Like the rest of the world (Batman included), I am appalled and saddened and frightened by last night's killing spree at the Aurora Cinemas. You must understand... I live near this theater. I have been to this theater, alone, and with my young twins.
My husband and I were asleep when our son, Dylan, an incoming sophomore at the University of Colorado, stumbled into our room, terrified. It was not quite 4 a.m. "Something really bad happened at the Batman premiere," he tells us. "A lot of people were killed." Steve and I don't quite register the words -- we're in a groggy stupor -- and Dylan is saying something incomprehensible. Then I connect the fact that he went to a Batman premiere. But not this one, another one, minutes from the Aurora theater. Dylan is okay. He's standing before us. But he's literally shaking with fear.
Lights on, we rise. The three of us head downstairs to watch the news. Carnage. Chaos. Chemicals. Calamity. We're wide awake now, and can't turn our eyes from the television because the news is so awful and real and close. We are there for our son. It hardly matters that he's 19 and semi-independent, a grown, muscular boy. He needs us. We stay until we can't fight sleep any longer, however restless it is.
The e-mails and text messages arrive early, from London, New York City, Seattle, Los Angeles, Fairfield. "Are you okay?

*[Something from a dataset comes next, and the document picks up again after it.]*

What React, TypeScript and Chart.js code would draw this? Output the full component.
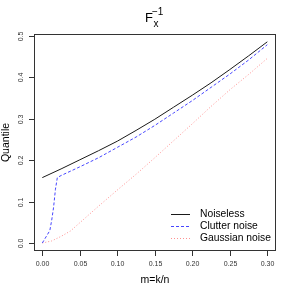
import React, { useEffect, useRef } from "react";
import { Chart, registerables } from "chart.js";

Chart.register(...registerables);

const noiselessX = [0, 0.025, 0.05, 0.075, 0.1, 0.125, 0.15, 0.175, 0.2, 0.225, 0.25, 0.275, 0.3];
const noiselessY = [0.158, 0.179, 0.201, 0.223, 0.246, 0.272, 0.299, 0.328, 0.357, 0.387, 0.419, 0.452, 0.486];

const clutterX = [0, 0.01, 0.0125, 0.015, 0.0175, 0.02, 0.025, 0.05, 0.075, 0.1, 0.125, 0.15, 0.175, 0.2, 0.225, 0.25, 0.275, 0.3];
const clutterY = [0, 0.03, 0.055, 0.086, 0.13, 0.158, 0.163, 0.184, 0.206, 0.231, 0.256, 0.284, 0.314, 0.344, 0.376, 0.408, 0.442, 0.479];

const gaussX = [0, 0.0125, 0.025, 0.0375, 0.05, 0.075, 0.1, 0.125, 0.15, 0.175, 0.2, 0.225, 0.25, 0.275, 0.3];
const gaussY = [0, 0.005, 0.016, 0.029, 0.049, 0.089, 0.128, 0.166, 0.206, 0.247, 0.288, 0.33, 0.37, 0.407, 0.446];

const seriesNames = ["Noiseless", "Clutter noise", "Gaussian noise"];

const xTicks = [0, 0.05, 0.1, 0.15, 0.2, 0.25, 0.3];
const xTickLabels = ["0.00", "0.05", "0.10", "0.15", "0.20", "0.25", "0.30"];
const yTicks = [0, 0.1, 0.2, 0.3, 0.4, 0.5];
const yTickLabels = ["0.0", "0.1", "0.2", "0.3", "0.4", "0.5"];

const xTitle = "m=k/n";
const yTitle = "Quantile";

const FONT = "'Liberation Sans', Arial, sans-serif";

const colors = ["#1a1a1a", "#4646ff", "#ff9090"];
const dashes: number[][] = [[], [3, 2], [1, 2]];

function pts(xs: number[], ys: number[]) {
  return xs.map((x, i) => ({ x, y: ys[i] }));
}

export default function App() {
  const ref = useRef<HTMLCanvasElement | null>(null);

  useEffect(() => {
    const canvas = ref.current;
    if (!canvas) return;

    const decor = {
      id: "decor",
      afterDraw(chart: any) {
        const ctx = chart.ctx as CanvasRenderingContext2D;
        const a = chart.chartArea;
        const xs = chart.scales.x;
        const ys = chart.scales.y;
        ctx.save();
        // frame
        ctx.strokeStyle = "#333";
        ctx.lineWidth = 1;
        ctx.setLineDash([]);
        ctx.strokeRect(Math.round(a.left) + 0.5, Math.round(a.top) + 0.5, Math.round(a.right - a.left) - 1, Math.round(a.bottom - a.top) - 1);

        // x ticks
        ctx.fillStyle = "#333";
        ctx.font = `7px ${FONT}`;
        ctx.textAlign = "center";
        ctx.textBaseline = "middle";
        xTicks.forEach((v, i) => {
          const px = Math.round(xs.getPixelForValue(v)) + 0.5;
          ctx.beginPath();
          ctx.moveTo(px, a.bottom);
          ctx.lineTo(px, a.bottom + 5);
          ctx.stroke();
          ctx.fillText(xTickLabels[i], px, a.bottom + 13.5);
        });
        // y ticks
        yTicks.forEach((v, i) => {
          const py = Math.round(ys.getPixelForValue(v)) + 0.5;
          ctx.beginPath();
          ctx.moveTo(a.left - 5, py);
          ctx.lineTo(a.left, py);
          ctx.stroke();
          ctx.save();
          ctx.translate(a.left - 12.5, py);
          ctx.rotate(-Math.PI / 2);
          ctx.fillText(yTickLabels[i], 0, 0);
          ctx.restore();
        });

        // axis titles
        ctx.fillStyle = "#000";
        ctx.font = `10.5px ${FONT}`;
        ctx.textAlign = "center";
        ctx.textBaseline = "alphabetic";
        ctx.fillText(xTitle, (a.left + a.right) / 2, 283);
        ctx.save();
        ctx.translate(9, (a.top + a.bottom) / 2);
        ctx.rotate(-Math.PI / 2);
        ctx.fillText(yTitle, 0, 0);
        ctx.restore();

        // title F_x^{-1}
        ctx.textAlign = "left";
        ctx.font = `13px ${FONT}`;
        ctx.fillText("F", 145, 21.7);
        ctx.font = `10px ${FONT}`;
        ctx.fillText("\u22121", 152, 15);
        ctx.fillText("x", 153.5, 26.5);

        // legend
        ctx.font = `10.3px ${FONT}`;
        ctx.textBaseline = "middle";
        const rows = [214, 226, 238];
        seriesNames.forEach((name, i) => {
          ctx.strokeStyle = colors[i];
          ctx.setLineDash(dashes[i]);
          ctx.beginPath();
          ctx.moveTo(171, rows[i] + 0.5);
          ctx.lineTo(190, rows[i] + 0.5);
          ctx.stroke();
          ctx.fillStyle = "#000";
          ctx.fillText(name, 200, rows[i] + 0.5);
        });
        ctx.restore();
      },
    };

    const chart = new Chart(canvas, {
      type: "line",
      data: {
        datasets: [
          { label: seriesNames[0], data: pts(noiselessX, noiselessY), borderColor: colors[0], borderWidth: 1, borderDash: dashes[0], pointRadius: 0, fill: false, tension: 0 },
          { label: seriesNames[1], data: pts(clutterX, clutterY), borderColor: colors[1], borderWidth: 1, borderDash: dashes[1], pointRadius: 0, fill: false, tension: 0 },
          { label: seriesNames[2], data: pts(gaussX, gaussY), borderColor: colors[2], borderWidth: 1, borderDash: dashes[2], pointRadius: 0, fill: false, tension: 0 },
        ],
      },
      options: {
        animation: false,
        responsive: false,
        devicePixelRatio: 1,
        layout: { padding: { left: 34, right: 18, top: 34, bottom: 43 } },
        plugins: { legend: { display: false }, title: { display: false }, tooltip: { enabled: false } },
        scales: {
          x: { type: "linear", min: -0.0111, max: 0.3116, display: false },
          y: { type: "linear", min: -0.0193, max: 0.5049, display: false },
        },
      },
      plugins: [decor],
    });
    return () => chart.destroy();
  }, []);

  return (
    <div style={{ position: "absolute", left: 0, top: 0, width: 294, height: 294, background: "#fff" }}>
      <canvas ref={ref} width={294} height={294} style={{ display: "block", width: 294, height: 294 }} />
    </div>
  );
}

Is everyone alright?"
It turns out that a friend from Dylan's soccer team was at the Aurora theater. He's okay, as are the boy's friends. How lucky they are. Dylan hears the news through Facebook and Twitter.
Which brings me to now, hours after this dark night, to the numbness and horror daylight has brought. The world feels different today. I stare at the news online and cry. I cry for the victims and their families, for the senselessness and depravity of the crime and because the pleasurable, innocent act of going to the movies is forever tarnished. How can we possibly feel safe in a dark theater again? How can we trust the serious, distant expression on the stranger's face in the row ahead of us? What's that bag on his or her lap? How can we be sure there won't be a copycat reenactment (as happens)? Will theaters be required to have armed guards? Can we ever take our children to the theaters again?
The questions that rattle me deepest are these: What do we tell our children? How do we protect them from the unimaginable when the unimaginable does happen? And how do we quell their fears while encouraging them to still live and be and participate in the world?
I am mother to 11-year-old twins. Children who love going to the movies. No way did I want to tell my twins about the massacre in Aurora. My husband and I teamed together, even Dylan agreed that it was best not to worry them. What you don't know won't hurt you. Remember that adage?
Such wishful thinking, however, evaporated in the light of morning, because we quickly realized that the twins would surely find out -- from friends, at camp, on our street or maybe from the radio, Internet or television. It's impossible to shelter them from the tragedy, not one of this scale and only miles from our house.
So this morning I had a surreal conversation with my son, Casey, who is in a fencing camp with several older boys. No doubt he'd hear before his twin sister would; I wanted to be the one to tell him so that I could filter the news. While I did my best to soften and omit the gruesome details, the questions Casey fired back at me revealed a deeper understanding and the need to know. I answered him truthfully. Because he asked.
"I'm going to have nightmares" Casey says, grasping my hand. "I don't ever want to go to the movies again." And then... "Well, we know what Diane Sawyer's lead story is going to be tonight."
"Casey," I said, repeating the same words I'd been processing myself, "This was an isolated incident, a random act, a horrible thing that we can only hope will never take place again."
But I stopped short of saying what was innermost in my heart. Don't worry son, this won't ever happen to you.
Wake up world. Please. For the sake of our children.